Forbes: Entrepreneurship (Or Lack Thereof) In Millennials

  • Little known facts about millenials:

    * They are younger than the average person reading this article

    * They know how to use computers

    * They play well with others, except when they don't

    * If placed in a well-lit room and given plenty of water, they will blossom (singing to them sometimes helps, too)

  • So there are articles saying "millennials" can't just smoothly blend into the corporate environment (and are a problem for corporate recruiters) - because they've been coddled and want to do "their own thing" - and there are articles saying "millennials" can only blend into the corporate environment (and are great for corporate recruiters) because they've been "coddled".

    All of these articles appear in magazines of similar bent like WSJ and Forbes.

    Logically, they're saying

    "Millennial" implies "Coddled" ;

    "Coddled" AND "in corporate hierarchy" implies "can't succeed" ;

    "Coddled" AND NOT "in corporate hierarchy" implies "can't succeed" ;

    So either they're (WSJ, Forbes) claiming A) millennials MUST fail in any environment (whether corporate or not) or B) these people (writers for WSJ, Forbes) are being emotional and not logically consistent.

    If A is true they need to have statistics that all things being equal millennials (and I assume those possesing a BA/BS degree from a university and coming from a middle class background, i.e. "coddled" ones) are more likely to be unemployed (while not being enrolled in education or training) than their peers from other generation. I don't seem to find this to be true...

  • There's a lot of emotion, but not a lot of data (in the original article, or in our discussion).

    The sole data point I can think of to support his point is Richard Branson. Check out how he was raised (an extreme amount of independence/autonomy) in his biography.

    That said, there are 2 serious issues in this article:

    1) He assumes that millennials are more coddled than other generations. How can he prove this?

    2) How can he prove that there is an inverse correlation between the amount of coddling and entrepreneurial outcomes?

    Until he provides hard data, he ends up sounding like a typical social 'scientist'.

    Anyways, the article provided at least one benefit for me in that it raised the question: are there things we can do as parents to help our children become more entrepreneurial?

  • Horrible.

    That generation, born between 1946 and 1964, had a collective fascination with butt-kicking, entrepreneurial achievement.

    Look at where all the "butt-kicking" corporate warriors got us!

    So-called millennials, born between mid 1970s and 1990s, have received a radically different message--one captured in part by President-elect Barack Obama's stance on the benefits of "spreading the wealth around."

    The author seems to suggest that cleaning up the messes of power's previous custodians, as Barack Obama will have to do, couldn't possibly be preparation for anything useful in the corporate world.

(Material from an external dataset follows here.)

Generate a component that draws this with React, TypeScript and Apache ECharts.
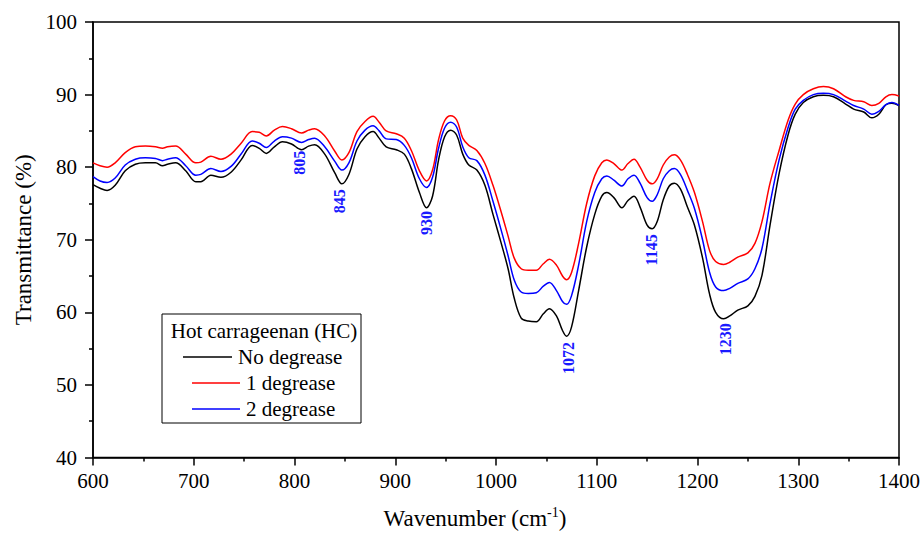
import React, { useEffect, useRef } from "react";
import * as echarts from "echarts";

const wavenumbers = [
  600, 607, 614, 622, 632, 642, 652, 662, 669, 674, 682, 692, 702, 707, 717, 727, 737, 747, 758, 765,
  772, 780, 788, 797, 807, 814, 820, 830, 840, 847, 854, 862, 870, 878, 884, 891, 901, 909, 916, 924,
  931, 937, 943, 949, 955, 961, 967, 973, 981, 989, 997, 1005, 1012, 1018, 1025, 1032, 1040, 1047, 1053, 1060,
  1066, 1070, 1075, 1082, 1090, 1098, 1105, 1110, 1117, 1125, 1131, 1137, 1143, 1150, 1155, 1160, 1166, 1172, 1177, 1183,
  1190, 1197, 1205, 1212, 1218, 1226, 1232, 1240, 1250, 1257, 1264, 1272, 1281, 1290, 1297, 1305, 1315, 1325, 1335, 1347,
  1355, 1365, 1373, 1380, 1387, 1393, 1400,
];

const noDegrease = [
  77.6, 77.1, 76.8, 77.5, 79.5, 80.4, 80.6, 80.6, 80.2, 80.4, 80.6, 79.5, 78.0, 78.0, 78.9, 78.6, 79.3, 81.0, 83.0, 82.6,
  81.9, 82.8, 83.5, 83.2, 82.4, 82.9, 83.1, 81.8, 79.2, 77.7, 79.0, 82.5, 84.2, 84.9, 84.0, 82.8, 82.4, 81.8, 79.8, 76.5,
  74.4, 76.0, 81.0, 84.2, 85.1, 84.4, 81.8, 80.3, 79.6, 77.5, 73.5, 69.6, 66.0, 62.0, 59.2, 58.8, 58.7, 59.8, 60.5, 59.5,
  57.5, 56.7, 58.0, 63.0, 69.0, 73.5, 76.0, 76.5, 75.8, 74.4, 75.4, 76.0, 74.5, 72.0, 71.5, 72.5, 75.5, 77.4, 77.8, 77.0,
  74.5, 72.0, 67.5, 62.5, 60.0, 59.1, 59.5, 60.3, 60.9, 62.2, 65.1, 72.0, 79.1, 84.5, 87.3, 88.9, 89.7, 89.9, 89.7, 88.7,
  88.0, 87.6, 86.8, 87.3, 88.6, 88.8, 88.5,
];

const oneDegrease = [
  80.6, 80.2, 80.0, 80.6, 82.0, 82.8, 82.9, 82.8, 82.6, 82.8, 82.9, 81.8, 80.6, 80.7, 81.5, 81.1, 81.8, 83.3, 84.9, 84.8,
  84.3, 85.1, 85.6, 85.3, 84.7, 85.1, 85.3, 84.3, 82.2, 81.0, 82.0, 84.9, 86.3, 87.0, 86.2, 85.0, 84.6, 84.0, 82.3, 79.5,
  78.1, 79.6, 83.8, 86.4, 87.1, 86.5, 84.0, 83.0, 82.3, 80.5, 77.5, 73.9, 70.5, 67.5, 66.0, 65.8, 65.8, 66.7, 67.3, 66.5,
  65.0, 64.5, 65.5, 69.5, 75.0, 78.8, 80.6, 81.0, 80.5, 79.6, 80.5, 81.1, 80.0, 78.2, 77.7, 78.4, 80.3, 81.4, 81.7, 81.0,
  79.0, 76.5, 72.5, 68.5, 67.0, 66.6, 66.9, 67.6, 68.2, 69.5, 72.5, 77.8, 82.3, 86.5, 88.7, 90.0, 90.8, 91.1, 90.8, 89.7,
  89.2, 89.0, 88.5, 88.8, 89.7, 90.0, 89.8,
];

const twoDegrease = [
  78.7, 78.1, 77.9, 78.5, 80.3, 81.1, 81.3, 81.2, 80.9, 81.1, 81.3, 80.2, 78.9, 79.0, 79.8, 79.4, 80.1, 81.8, 83.6, 83.3,
  82.7, 83.6, 84.2, 84.0, 83.4, 83.8, 84.0, 82.8, 80.8, 79.6, 80.6, 83.6, 85.1, 85.7, 85.0, 83.9, 83.8, 83.0, 81.3, 78.4,
  77.2, 78.6, 82.6, 85.4, 86.2, 85.5, 82.8, 81.3, 80.9, 78.9, 75.3, 71.4, 67.8, 64.5, 62.8, 62.6, 62.7, 63.6, 64.1, 63.0,
  61.5, 61.1, 62.3, 66.5, 72.5, 76.5, 78.4, 78.8, 78.2, 77.4, 78.4, 78.9, 77.8, 75.8, 75.3, 76.2, 78.4, 79.5, 79.8, 79.0,
  76.8, 74.3, 70.0, 65.5, 63.5, 63.0, 63.3, 64.0, 64.6, 66.0, 68.8, 75.0, 81.0, 85.5, 88.0, 89.2, 90.0, 90.2, 90.0, 89.1,
  88.5, 88.0, 87.3, 87.7, 88.6, 88.9, 88.5,
];

const seriesNames = ["No degrease", "1 degrease", "2 degrease"];
const seriesColors = ["#000000", "#ff0000", "#0000ff"];
const legendTitle = "Hot carrageenan (HC)";

const peakLabels = ["805", "845", "930", "1072", "1145", "1230"];
const peakLabelX = [805, 845, 931, 1072, 1154, 1228];
const peakLabelY = [80.6, 75.3, 72.3, 53.7, 68.6, 56.3];

const xTicks = { min: 600, max: 1400, interval: 100 };
const yTicks = { min: 40, max: 100, interval: 10 };

const FONT = "Liberation Serif";

export default function App() {
  const ref = useRef<HTMLDivElement>(null);

  useEffect(() => {
    if (!ref.current) return;
    const chart = echarts.init(ref.current, undefined, { renderer: "svg" });
    const allSeries = [noDegrease, oneDegrease, twoDegrease];

    const series: any[] = allSeries.map((vals, i) => ({
      name: seriesNames[i],
      type: "line",
      data: wavenumbers.map((w, j) => [w, vals[j]]),
      showSymbol: false,
      symbol: "none",
      smooth: 0.35,
      lineStyle: { color: seriesColors[i], width: 1.5 },
      itemStyle: { color: seriesColors[i] },
      z: 2,
    }));

    series[0].markPoint = {
      symbol: "circle",
      symbolSize: 1,
      itemStyle: { color: "rgba(0,0,0,0)" },
      data: peakLabels.map((t, k) => ({
        coord: [peakLabelX[k], peakLabelY[k]],
        value: t,
        label: {
          show: true,
          formatter: t,
          position: "inside",
          rotate: 90,
          color: "#1a1aff",
          fontWeight: "bold",
          fontSize: 16,
          fontFamily: FONT,
        },
      })),
    };

    const legendRows = [
      { y: 357, x1: 183, x2: 232, tx: 238 },
      { y: 383, x1: 192, x2: 240, tx: 246 },
      { y: 409, x1: 192, x2: 240, tx: 246 },
    ];

    const graphic: any[] = [
      {
        type: "rect",
        shape: { x: 162, y: 314, width: 199, height: 109 },
        style: { fill: "#ffffff", stroke: "#000000", lineWidth: 1 },
        z: 10,
      },
      {
        type: "text",
        x: 264,
        y: 331,
        style: {
          text: legendTitle,
          fontSize: 21,
          fontFamily: FONT,
          fill: "#000",
          align: "center",
          verticalAlign: "middle",
        },
        z: 11,
      },
    ];
    legendRows.forEach((r, i) => {
      graphic.push({
        type: "line",
        shape: { x1: r.x1, y1: r.y, x2: r.x2, y2: r.y },
        style: { stroke: seriesColors[i], lineWidth: 1.5 },
        z: 11,
      });
      graphic.push({
        type: "text",
        x: r.tx,
        y: r.y,
        style: {
          text: seriesNames[i],
          fontSize: 21,
          fontFamily: FONT,
          fill: "#000",
          align: "left",
          verticalAlign: "middle",
        },
        z: 11,
      });
    });

    const labelStyle = {
      fontSize: 21,
      fontFamily: FONT,
      color: "#000",
      formatter: (v: number) => String(v),
    };

    chart.setOption({
      animation: false,
      backgroundColor: "#ffffff",
      textStyle: { fontFamily: FONT },
      grid: {
        left: 93,
        right: 23,
        top: 22,
        bottom: 74,
        show: true,
        borderColor: "#000",
        borderWidth: 1.5,
        backgroundColor: "transparent",
      },
      xAxis: {
        type: "value",
        min: xTicks.min,
        max: xTicks.max,
        interval: xTicks.interval,
        name: "{a|Wavenumber (cm}{s|-1}{a|)}",
        nameLocation: "middle",
        nameGap: 48,
        nameTextStyle: {
          fontFamily: FONT,
          padding: [0, 42, 0, 0],
          rich: {
            a: { fontSize: 23, fontFamily: FONT, color: "#000", lineHeight: 26 },
            s: { fontSize: 14, fontFamily: FONT, color: "#000", lineHeight: 14, verticalAlign: "top" },
          },
        },
        axisLine: { show: true, lineStyle: { color: "#000", width: 1.5 } },
        axisTick: { show: true, inside: false, length: 8, lineStyle: { color: "#000", width: 1.5 } },
        minorTick: { show: true, splitNumber: 2, length: 4, lineStyle: { color: "#000", width: 1.5 } },
        splitLine: { show: false },
        axisLabel: { ...labelStyle, margin: 13 },
      },
      yAxis: {
        type: "value",
        min: yTicks.min,
        max: yTicks.max,
        interval: yTicks.interval,
        name: "Transmittance (%)",
        nameLocation: "middle",
        nameGap: 58,
        nameTextStyle: { fontSize: 23, fontFamily: FONT, color: "#000" },
        axisLine: { show: true, lineStyle: { color: "#000", width: 1.5 } },
        axisTick: { show: true, inside: false, length: 8, lineStyle: { color: "#000", width: 1.5 } },
        minorTick: { show: true, splitNumber: 2, length: 4, lineStyle: { color: "#000", width: 1.5 } },
        splitLine: { show: false },
        axisLabel: { ...labelStyle, margin: 16 },
      },
      series,
      graphic,
    });

    return () => {
      chart.dispose();
    };
  }, []);

  return (
    <div
      ref={ref}
      style={{ position: "fixed", left: 0, top: 0, width: 923, height: 535, background: "#fff" }}
    />
  );
}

    Not that millennials are damaged goods. Corporate recruiters drool over them for their ability to adapt and fit into bureaucratic enterprises. Overachieving, nobody-tells-me-what-to-do entrepreneurial types don't go so gently into that good night.

    I thought the complaint about our generation was that we had sharp elbows, demanding to assert our individualism at work and be treated "as colleagues rather than as subordinates".

    If any generation is bureaucratically-inclined, it's the Baby Boomers. We've accepted that there's no point in climbing corporate ladders that are going to vanish as we attempt to traverse them.

    Rather than seeking to come out on top in zero-sum games, millennials strive for consensus.

    Is that a bad thing? Although driven by competition, isn't business supposed to be positive-sum? It's only "zero sum" in stagnant corporations that have given up on measuring and encouraging production and, instead, fall back on political success for allocating rewards.

    Dr. Steven Berglas spent 25 years on the faculty of Harvard Medical School’s Department of Psychiatry. Today he coaches entrepreneurs, executives and other high-achievers.

    So he's a professor and a life coach, and he's berating us for our lack of entrepreneurial spirit?

  • I've never read such a crock of shit since the last time I read something like this.

    I'm sorry, because we don't subscribe to the model of "Grab all you can and fuck the other guy", somehow we're going to be useless entrepreneurs and crap at starting The Business of Tomorrow?

    Fuck you, sir, and the boat you sailed in on. I and many others like me, have a great drive, but not for our own self-gratification, but for the betterment of many and I think that's a far greater thing than wanting to create the next IBM or Wells Fargo or whatever the hell.